Dari Anas bin Malik radhiyallahu ‘anhu, beliau menceritakan,
أَنْفَجْنَا أَرْنَبًا وَنَحْنُ بِمَرِّ الظَّهْرَانِ ، فَسَعَى الْقَوْمُ فَلَغَبُوا ، فَأَخَذْتُهَا فَجِئْتُ بِهَا إِلَى أَبِى طَلْحَةَ فَذَبَحَهَا ، فَبَعَثَ بِوَرِكَيْهَا – أَوْ قَالَ بِفَخِذَيْهَا – إِلَى النَّبِىِّ – صلى الله عليه وسلم – فَقَبِلَهَا
“Kami pernah berusaha menangkap kelinci di lembah Marru Zhohran. Orang-orang berusaha menangkapnya hingga mereka kelelahan. Kemudian aku berhasil menangkapnya lalu aku berikan kepada Abu Tholhah. Diapun menyembelihnya kemudian daging paha diberikan kepada Nabi shallallahu ‘alaihi wasallam. Dan beliau menerimanya.” (HR. Bukhari 5535, Muslim 1953, dan Turmudzi 1789).
Bagiku pribadi, segala hal yang berhubungan dengan konsumsi berupa makanan dan minuman, haruslah benar-benar dasar hala atau tidaknya. Bukan hanya tentang kandungan babi, karena menurutku halalnya suatu makanan tidak sekadar perkara babinya. Ada banyak hal yang perlu diketahui. Sumber bacaan pun makin banyak, kalau-kalau bertanya pada yang mengerti dirasa belum perlu.
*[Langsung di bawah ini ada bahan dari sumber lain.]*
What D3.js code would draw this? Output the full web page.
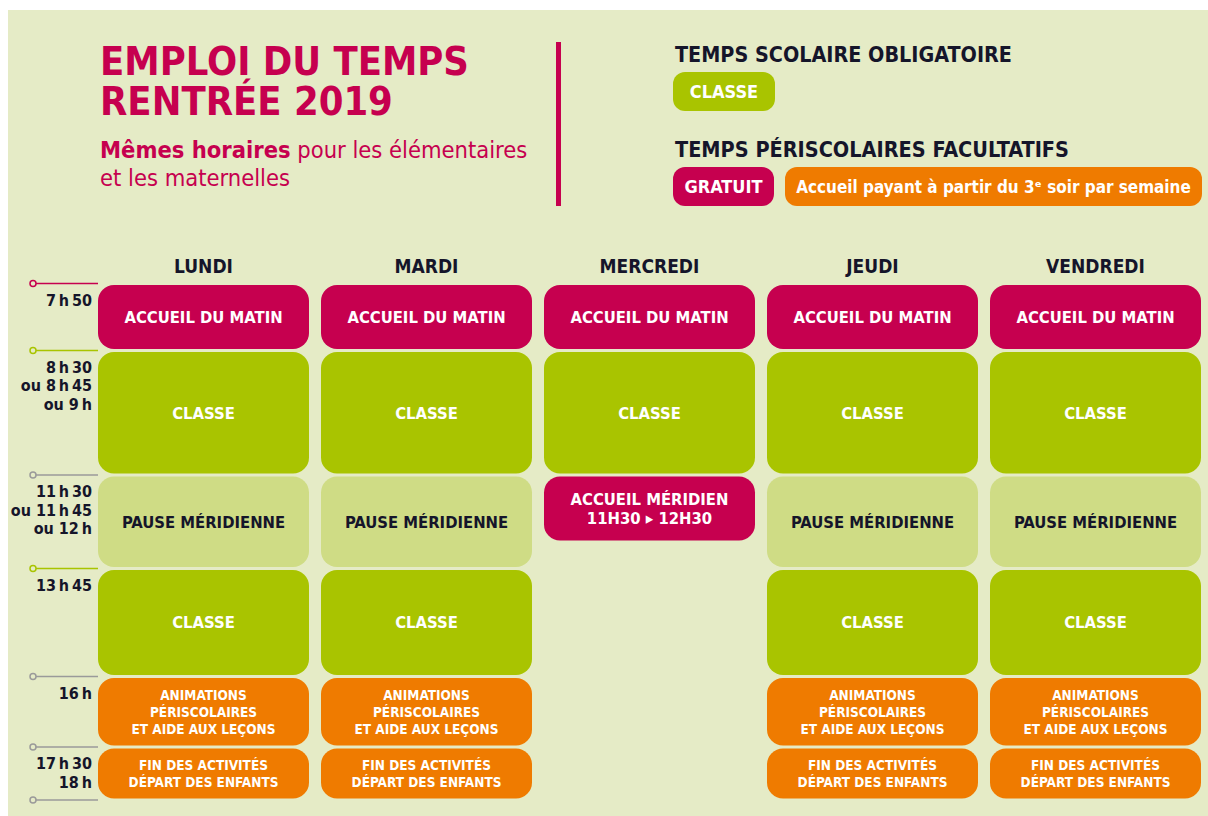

Keinginan makan daging kelinci ini kemudian kembali muncul berkat ajakan dari Wina. Food blogger budak konten yang punya moto “Coba dulu biar pernah” ini ngajak untuk mencoba kuliner ini. Letaknya hanya beberapa meter dari kantor Imigrasi Kelas I Medan di Gatot Subroto. Ada plang besar di depannya bertuliskan Kuliner Kelinci Warung Barokah dengan warna merah dan kuning yang cukup mencolok. Jadi enggak susah untuk nemuin warung ini.



Tidak hanya sate kelinci, warung ini juga menyajikan ragam menu lain berbahan dasar kelinci yang bisa dicoba. Seperti Burger Kelinci, Oseng Mercon Kelinci, Tongseng Kelinci, dan banyak lagi. Harganya pun variatif, mulai dari Rp. 20.000, kita sudah mulai bisa menikmati sajian di warung ini.



Untukku yang baru pertama kali menyicip kuliner ini, taste dari daging kelinci yang dibakar ternyata cukup unik. Lembut seperti daging ayam, tapi juga agak alot mirip daging kambing, plus memiliki aroma khas kelinci yang tidak terlalu mengganggu. Daging kelinci ini memberi efek hangat pada badan. Itu juga sebabnya, kuliner jenis ini lebih banyak dijual di daerah yang dataran tinggi.
Pengalaman pertama kulineran ini begitu seru menurutku. Menyicip kuliner yang baru kali ini diberanikan untuk dicoba ternyata begitu asik dan menambah pengetahuan. Bahwa nongkrong tidak harus di kafe parlente. Warung pinggir jalan pun tak kalah lezat.